The opportunities afforded by this approach for simulating climate change effects on forests are significant. First, because there are several parameters related to drought-tolerance (including cohort establishment and CO2 effects on conductance) and temperature effects (on photosynthesis and respiration), the differential effects of climate on the ability of species to compete can result in altered successional outcomes through time. These outcomes are an emergent property of the mechanistic simulation of growth that accounts for the monthly interaction of precipitation, temperature, light (including seasonal cloudiness), CO2 concentration and species’ physiological attributes, rather than phenomenological estimates of their combined effects based on behavior seen under past conditions. Second, because the extension tracks carbon reserves, drought and competition induced growth reductions can cause carbon reserves to become depleted by respiration, which can result in direct mortality (McDowell et al. 2013), or the level of carbon reserves can be used by disturbance extensions to realistically target disturbance-induced mortality to stressed cohorts (complete or partial mortality of cohorts). Physiological water stress may be dependent on either the intensity or duration of water limitations (or both) depending on the ability of a species to extract water from the soil and maintenance respiration rates, including interactions with all the other factors that affect growth (e.g., light, temperature, CO2). Physiological light or temperature stress is similarly dependent on the intensity and duration of shading and heat waves. For studies of the effects of climate change on forest successional dynamics, a weather stream of temperature, precipitation and radiation from downscaled global circulation models can allow growth and establishment rates to vary monthly, rather than using longer-term averages that make it difficult to simulate extreme events. Mortality is simulated when moisture, heat or light stress depresses growth rates below respiration levels long enough to reduce carbon reserves below survival thresholds, or when a disturbance targets stressed cohorts.
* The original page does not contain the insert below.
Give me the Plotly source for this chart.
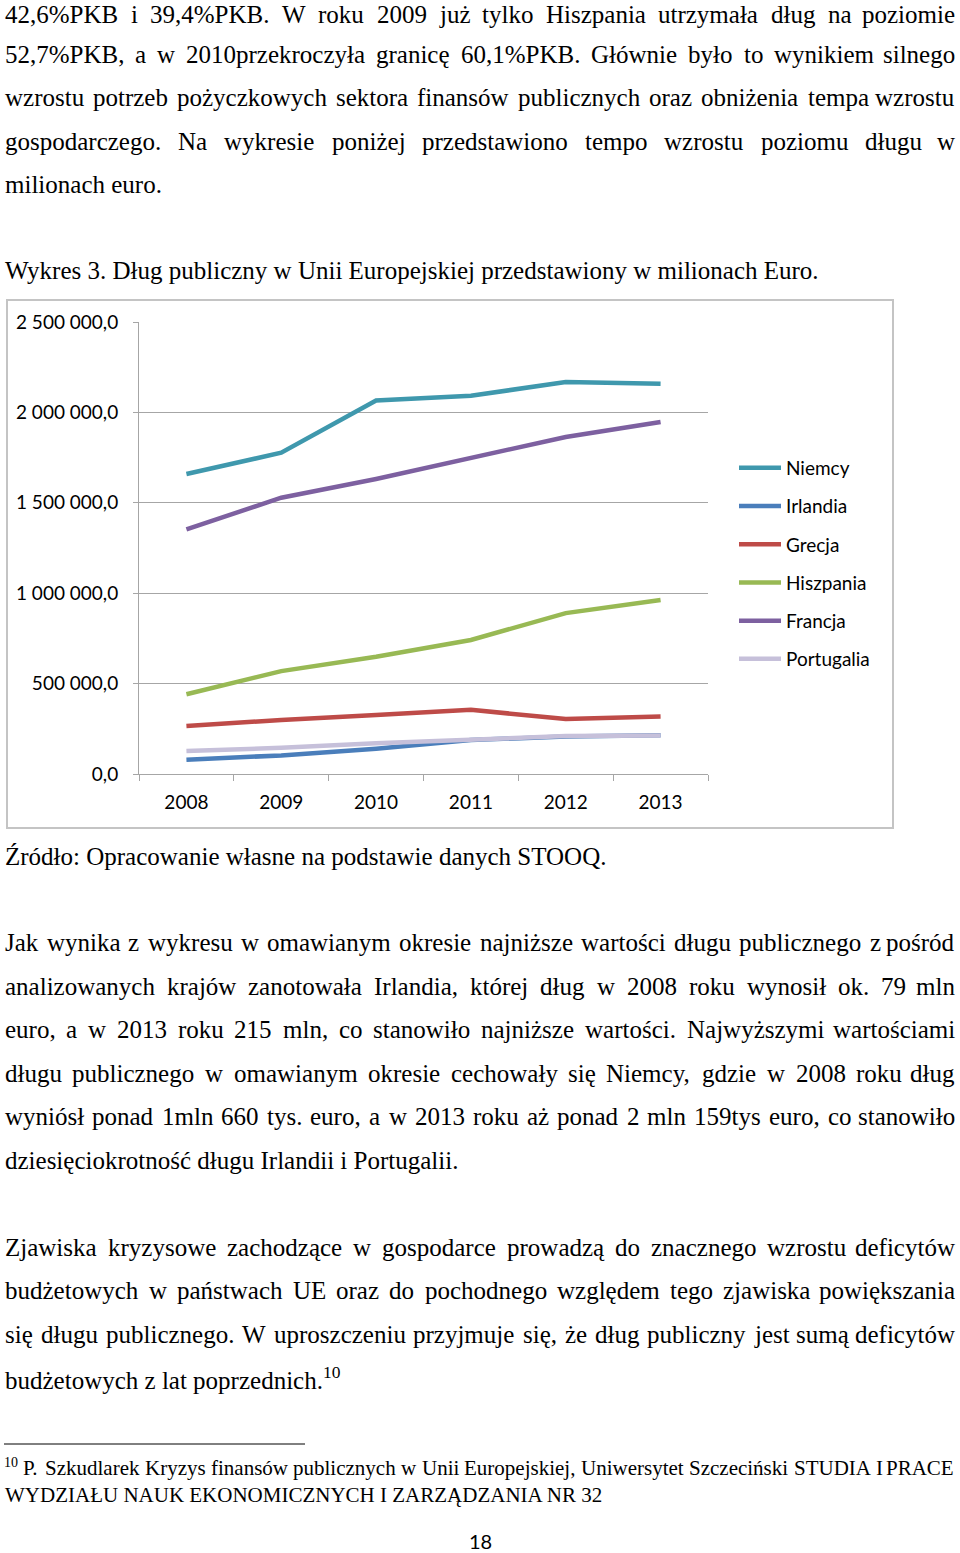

This more mechanistic approach to modeling drought effects at landscape scales is conceptually appealing because of its reliance on first principles and ecological theory, but it does require more input parameters and therefore increases parameter uncertainty. However, less mechanistic approaches result in uncertainty when extrapolating phenomenological relationships beyond the domain in which they were developed to the novel conditions of the future (Keane et al. in press). Thus, both approaches result in uncertainty, but the extrapolation uncertainty of phenomenological approaches has increasingly been deemed to exceed the parameter uncertainty of mechanistic approaches (Cuddington et al. 2013, Gustafson 2013). The more mechanistic approach also increases run times, but because the mechanistic approach causes many cohorts to die before their longevity age, fewer cohorts must be simulated, resulting in only modest performance declines.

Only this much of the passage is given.